Qiao Tong acted swiftly and called his bank to inquire about the authenticity of the transaction. The SMS did not specify any account or credit card information, leaving him worried about the possibility of unauthorized use of his bank account or credit card.
To his surprise, the customer service representative informed him that there were no signs of fraudulent transactions on his account. The bank also indicated that if he wished to prevent any potential misuse of his cards, they would charge him a replacement fee.

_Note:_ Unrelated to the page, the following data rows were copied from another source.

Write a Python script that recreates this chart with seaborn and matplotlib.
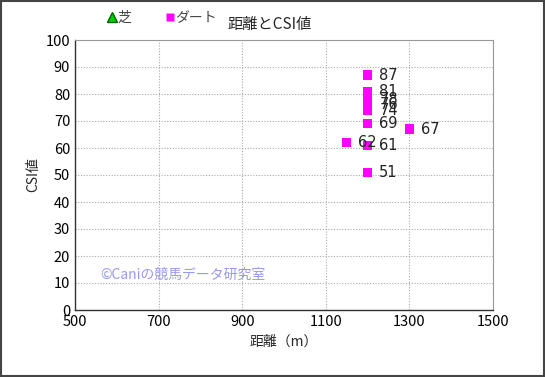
import matplotlib
matplotlib.use('Agg')
import matplotlib.pyplot as plt
import seaborn as sns
import pandas as pd
from matplotlib.lines import Line2D

sns.set_style('white')
plt.rcParams['font.family'] = ['Noto Sans CJK JP', 'DejaVu Sans']

# データ
distance = [1200, 1200, 1200, 1200, 1200, 1200, 1150, 1200, 1300, 1200]
csi = [87, 81, 78, 76, 74, 69, 62, 61, 67, 51]
course = ['ダート'] * len(csi)
xticks = [500, 700, 900, 1100, 1300, 1500]
yticks = list(range(0, 101, 10))

df = pd.DataFrame({'距離': distance, 'CSI値': csi, 'コース': course})

fig = plt.figure(figsize=(5.45, 3.77), dpi=100)
ax = fig.add_axes([75 / 545, 1 - 310 / 377, 418 / 545, 270 / 377])

sns.scatterplot(data=df, x='距離', y='CSI値', hue='コース', palette={'ダート': '#ff00ff'},
                marker='s', s=45, edgecolor='none', legend=False, ax=ax, zorder=3)

for x, y in zip(distance, csi):
    ax.text(x + 28, y, str(y), fontsize=10.5, va='center', ha='left', color='#222222',
            family=['DejaVu Sans'], zorder=4)

ax.set_xlim(500, 1500)
ax.set_ylim(0, 100)
ax.set_xticks(xticks)
ax.set_yticks(yticks)
ax.tick_params(labelsize=10.5, length=3, direction='in', colors='black')
ax.grid(True, color='#aaaaaa', linestyle=(0, (1, 1.5)), linewidth=0.8)
for s in ['top', 'right']:
    ax.spines[s].set_color('#999999')
    ax.spines[s].set_linewidth(0.8)
for s in ['left', 'bottom']:
    ax.spines[s].set_color('#333333')
    ax.spines[s].set_linewidth(1.0)
ax.set_xlabel('距離（m）', fontsize=10)
ax.set_ylabel('CSI値', fontsize=10)

ax.text(560, 13, '©Caniの競馬データ研究室', fontsize=10, color='#9999ee', va='center', ha='left')

fig.text(270 / 545, 1 - 25 / 377, '距離とCSI値', fontsize=11, ha='center', va='center')

handles = [Line2D([], [], marker='^', color='none', markerfacecolor='#00cc00', markeredgecolor='#006600',
                  markersize=7, label='芝'),
           Line2D([], [], marker='s', color='none', markerfacecolor='#ff00ff', markeredgecolor='none',
                  markersize=6, label='ダート')]
fig.legend(handles=handles, loc='center left', bbox_to_anchor=(95 / 545, 1 - 18 / 377), ncol=2,
           frameon=False, fontsize=10, handlelength=0.6, handletextpad=0.1, columnspacing=2.5,
           labelcolor='#444444')

# 外枠
fig.patches.append(plt.Rectangle((0.002, 0.003), 0.996, 0.994, transform=fig.transFigure,
                                 fill=False, edgecolor='#444444', linewidth=1.5))

plt.savefig('out.png', dpi=100)
plt.close()
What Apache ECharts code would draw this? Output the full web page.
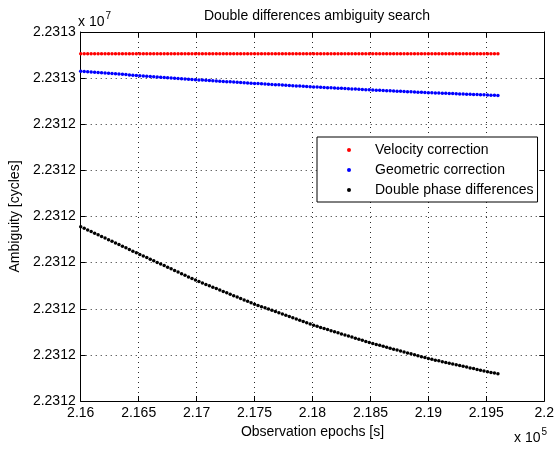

In an attempt to address the issue, the customer service representative advised Qiao Tong to use the bank’s mobile app to file a fraud report to halt any suspicious activity and avoid replacement charges. But after hearing the advice, Qiao Tong thought he was back to square one, for “then (I) need to call the same hotline again”, he wrote on Facebook.
Qiao Tong’s biggest concern is the bank’s security measures since scammers can still attempt to exploit credit cards without immediate intervention from the bank, as the bank appears to take action only after a fraudulent transaction has taken place.
Comments were quick to help.
Yoong Fy advised him to disable overseas transactions. Nick Lee asked him to block his card before calling the hotline again, saying then he wouldn’t be charged.
One curious individual, Daryl Lee, asked the name of the bank where he had this experience.
Cheryl Khoo shared that she had the same experience and said, “so I just call and ask them block my card and send replacement”.
Eugene Choo also shared some tips. She said: “You can disable online transactions. Only when you need to use then enable then disable again once done”
She explained that this would keep the scammers away.
In today’s digital age, Qiao Tong’s experience highlights the need for constant vigilance. It’s a reminder that as technology advances, so do the tactics of scammers.
However, the community’s quick response shows that by sharing knowledge, we can better protect ourselves from these threats.
Stay informed, stay safe, and keep the conversation going to outsmart scammers together!